Despite having a map on my phone showing where the hotel was, and the street address, the next taxi driver still had no clue where to go. I suspect there was some illiteracy at play. At least he had more hustle than the first driver. We stopped for directions three times with people scratching their heads each time. Finally we stopped at a telephone stall, which is a desk with a telephone on it that you pay to use. Neither of the numbers for our hotel worked but the lady manning the stall did seem to know the street the hotel was on, so we jumped back in the taxi with a glimmer of hope. I should explain that these taxis are not the air-conditioned wonders we have in Australia. Air is via the open windows which lets in air as humid as Sydney in February. It’s the kind of climate where it seems to get hotter just after the sun has gone down. Every taxi has a cracked windscreen, rattling doors that don’t open properly and enough leg room to house a midget comfortably. So driving around for three hours or so in two separate taxis was not great fun even though we did get well acquainted with many parts of the city.
At long last we spotted our hotel and zoomed in for the kill. Our taxi driver came in with us to grill the reception about finding the place and left with a brochure of his own. We gratefully jumped in the pool.

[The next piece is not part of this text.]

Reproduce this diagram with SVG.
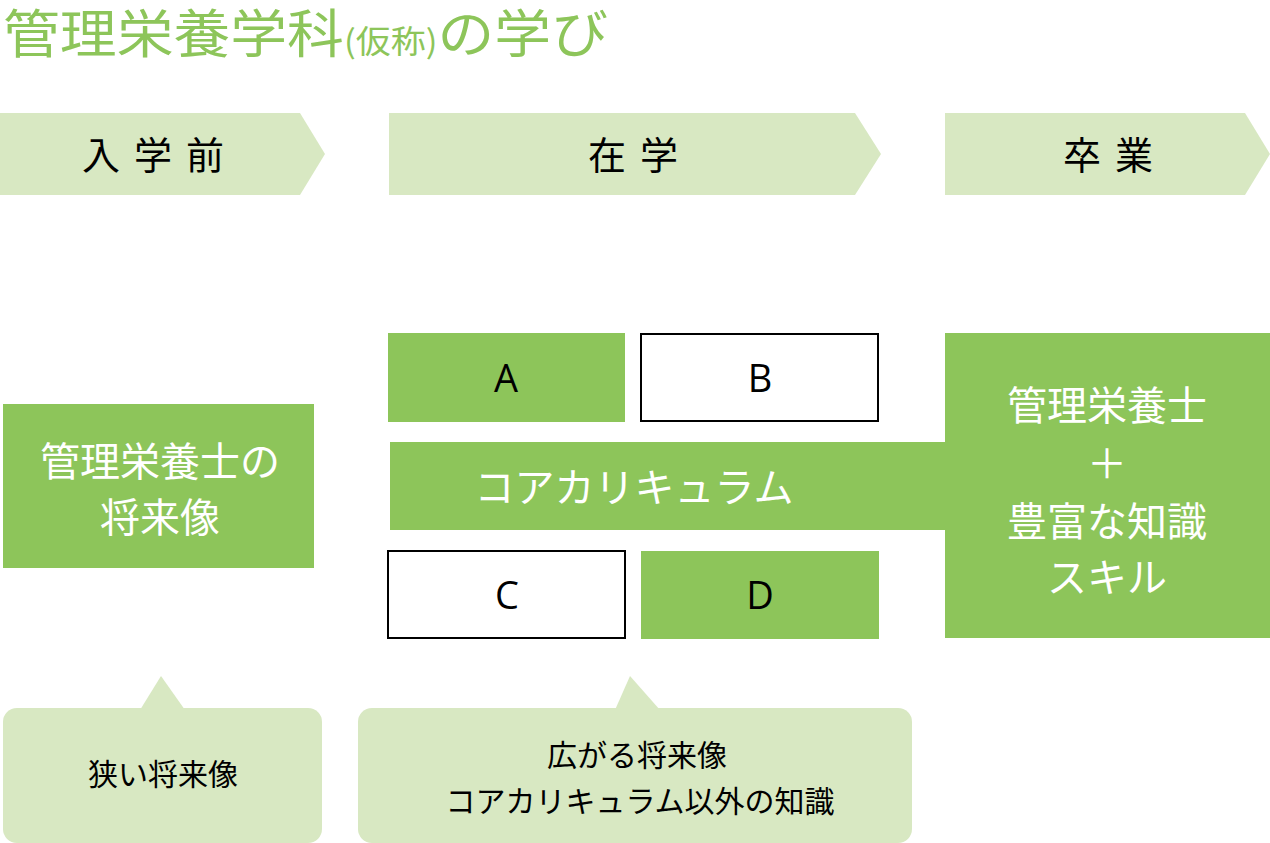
<svg xmlns="http://www.w3.org/2000/svg" width="1270" height="843" viewBox="0 0 1270 843">
<style>
text{font-family:"Noto Sans CJK JP","Noto Sans",sans-serif;text-anchor:middle}
.g{fill:#8dc55a}.l{fill:#d8e8c2}.w{fill:#fff;stroke:#000;stroke-width:2}
.h{font-size:38px;fill:#000}.wt{font-size:40px;fill:#fff}.b{font-size:38px;fill:#000;font-family:"Open Sans","Noto Sans",sans-serif}.s{font-size:30px;fill:#000}
</style>
<rect width="1270" height="843" fill="#fff"/>
<text x="3" y="53" style="text-anchor:start;font-size:52px;fill:#8dc55a" textLength="605" lengthAdjust="spacingAndGlyphs">管理栄養学科<tspan font-size="32px">(仮称)</tspan>の学び</text>
<g id="phase1"><polygon class="l" points="0,113 300,113 325,154 300,195 0,195"/><text class="h" x="160" y="169" letter-spacing="14">入学前</text></g>
<g id="phase2"><polygon class="l" points="389,113 855,113 881,154 855,195 389,195"/><text class="h" x="640" y="169" letter-spacing="14">在学</text></g>
<g id="phase3"><polygon class="l" points="945,113 1245,113 1270,154 1245,195 945,195"/><text class="h" x="1115" y="169" letter-spacing="14">卒業</text></g>
<g id="future"><rect class="g" x="3" y="404" width="311" height="164"/><text class="wt" x="160" y="476">管理栄養士の</text><text class="wt" x="160" y="532">将来像</text></g>
<g id="A"><rect class="g" x="388" y="333" width="237" height="89"/><text class="b" x="506" y="392">A</text></g>
<g id="B"><rect class="w" x="641" y="334" width="237" height="87"/><text class="b" x="760" y="392">B</text></g>
<g id="core"><rect class="g" x="390" y="442" width="560" height="88"/><text class="wt" x="634" y="502">コアカリキュラム</text></g>
<g id="goal"><rect class="g" x="945" y="333" width="325" height="305"/><text class="wt" x="1107" y="420">管理栄養士</text><text class="wt" x="1107" y="478">＋</text><text class="wt" x="1107" y="536">豊富な知識</text><text class="wt" x="1107" y="592">スキル</text></g>
<g id="C"><rect class="w" x="388" y="551" width="237" height="87"/><text class="b" x="507" y="609">C</text></g>
<g id="D"><rect class="g" x="641" y="551" width="238" height="88"/><text class="b" x="760" y="609">D</text></g>
<g id="callout1"><polygon class="l" points="140,710 161,676 185,710"/><rect class="l" x="3" y="708" width="319" height="135" rx="14"/><text class="s" x="163" y="785">狭い将来像</text></g>
<g id="callout2"><polygon class="l" points="615,710 630,676 660,710"/><rect class="l" x="358" y="708" width="554" height="135" rx="14"/><text class="s" x="637" y="766">広がる将来像</text><text class="s" x="640" y="812">コアカリキュラム以外の知識</text></g>
<g id="connectors"/>
</svg>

Dinner that night was guinea fowl so over-grilled that we had to saw it off the bone. We sat in the open air upstairs in a large room that looked more like a storage area. Either side of the hotel they were building extensions. It was slightly shambolic. Halfway through dinner I noticed a very large mouse jump out of a grille on the other side of the room, sniff around, then jump back in again. We weren’t that sorry to be moving on the next day.